De projet farfelu, la participation de l’équipe kabyle à la Coupe du monde de la CONIFA est donc devenue réalité. Et c’est sûrement ce qui a réveillé les inquiétudes du pouvoir algérien car, quelques jours plus tard, Aksel Bellabaci a vu débarquer chez lui une flotte de 4x4 noirs aux vitres fumées. « C’était dans le village de mes parents à 10 kilomètres de Tizi-Ouzou [la capitale régionale kabyle, ndlr]. J’étais à peine remis de la fête qu’on avait organisée pour célébrer la qualification quand je me suis rendu compte qu’ils étaient en train d’encercler ma maison et que certains entraient même par le jardin ! », raconte Aksel, mi-amusé mi-attristé par la tournure des choses. Difficile d’imaginer la redoutable police algérienne déployer autant d’efforts pour appréhender un homme en lendemain de soirée. Pourtant, c’est bien ce qu’il s’est passé ce matin-là, dans une ambiance « assaut du GIGN ». « Ça en dit long sur l’importance de notre projet », enchaîne Aksel Bellabaci, qui a ensuite subi 9 heures d’interrogatoire serré de la part d’une vingtaine de policiers. « Chacun avait sa technique, l’un a essayé de me corrompre en me proposant un boulot, l’autre a menacé ma famille… Mais je n’ai pas cédé, et ils ont fini par me relâcher sous la pression des habitants de mon village qui manifestaient devant le commissariat. » Depuis, chacun de ses retours est ponctué par des heurts avec les forces de l’ordre, comme en mars dernier, où la police a empêché la tenue d’une conférence sur la future Coupe du monde de la CONIFA.

« Le simple fait que cette équipe existe est une victoire » - joueur de l’équipe nationale kabyle.

Malgré les difficultés, Aksel Bellabaci est aujourd’hui en passe de constituer l’équipe kabyle pour la compétition. Près de 160 joueurs ont déposé leur candidature pour participer à l’aventure. Parmi eux « un joueur de 18 ans évoluant dans un club de Ligue 1 », annonce-t-il fièrement sans en dire plus. Le staff de la future équipe garde en effet secrets les noms des joueurs pour leur éviter toute pression potentielle de la part du gouvernement algérien. L’un d’entre eux a néanmoins accepté de s’exprimer à visage découvert. Kouceila Saidouni, 22 ans, se présente lui-même comme « jeune opprimé en Algérie ». Installé en France depuis deux ans, ce jeune homme à la tchatche aussi ciselée que sa barbe joue au CS Berbères de Villetaneuse, où il continue à jouer au foot malgré les déceptions vécues par le passé. Car Kouceila affichait des stats brillantes dans son club en Kabylie - 40 buts en 22 matches pour sa dernière saison - sans que personne ne lui ait jamais proposé de contrat : « C’est le problème en Algérie, ça marche plus aux connaissances qu’aux compétences. C’est ce qui m’a poussé à vouloir jouer avec l’équipe nationale kabyle, parce que je suis convaincu que le foot est une arme puissante, et qu’on peut gagner notre indépendance avec nos pieds. Mais que je sois pris ou pas, le simple fait que cette équipe existe est une victoire. »

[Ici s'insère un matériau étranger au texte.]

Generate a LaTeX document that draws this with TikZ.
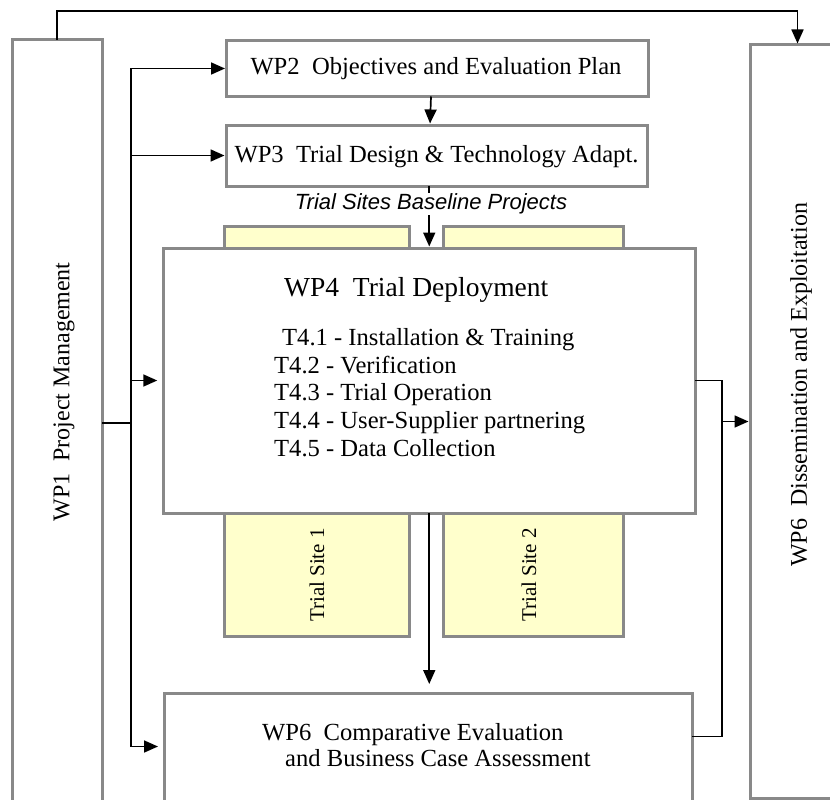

Ce combat par le foot, la Kabylie l’a mené de longue date. Car au-delà de « l’équipe nationale kabyle » qui s’apprête à écrire son histoire, la JSK (Jeunesse Sportive Kabyle), le club de Tizi-Ouzou, a toujours été une « caisse de résonance sportive des aspirations kabyles », pose Youcef Zirem, auteur d’une Histoire de la Kabylie. Car les supporters du club le plus titré d’Algérie ont toujours contesté le pouvoir central depuis les tribunes : en brandissant des drapeaux kabyles en plein Printemps berbère en 1980 ou en sifflant l’hymne national pour la finale de la coupe d’Algérie en 1990. Le chanteur indépendantiste Lounès Matoub, grande figure kabyle, avait même écrit une chanson sur le club avant d’être assassiné en 1998 par des terroristes selon l’État algérien, par l’État algérien selon les indépendantistes kabyles et par des généraux algériens selon un documentaire Canal +). Pour la Kabylie, la participation à la Coupe du monde des peuples sans État sera une autre tribune d’expression non négligeable. Même si rien n’est encore fait, comme le souligne Askel Bellabaïci : « Je suis sûr qu’« ils » vont tenter quelque chose pour nous mettre des bâtons dans les roues. C’est dingue tout ce qu’ils sont capables de faire pour nous empêcher de jouer au foot. » Pour la Kabylie plus que pour toute autre équipe, l’adage du baron de Coubertin n’a jamais été autant d’actualité : l’important, c’est vraiment de participer.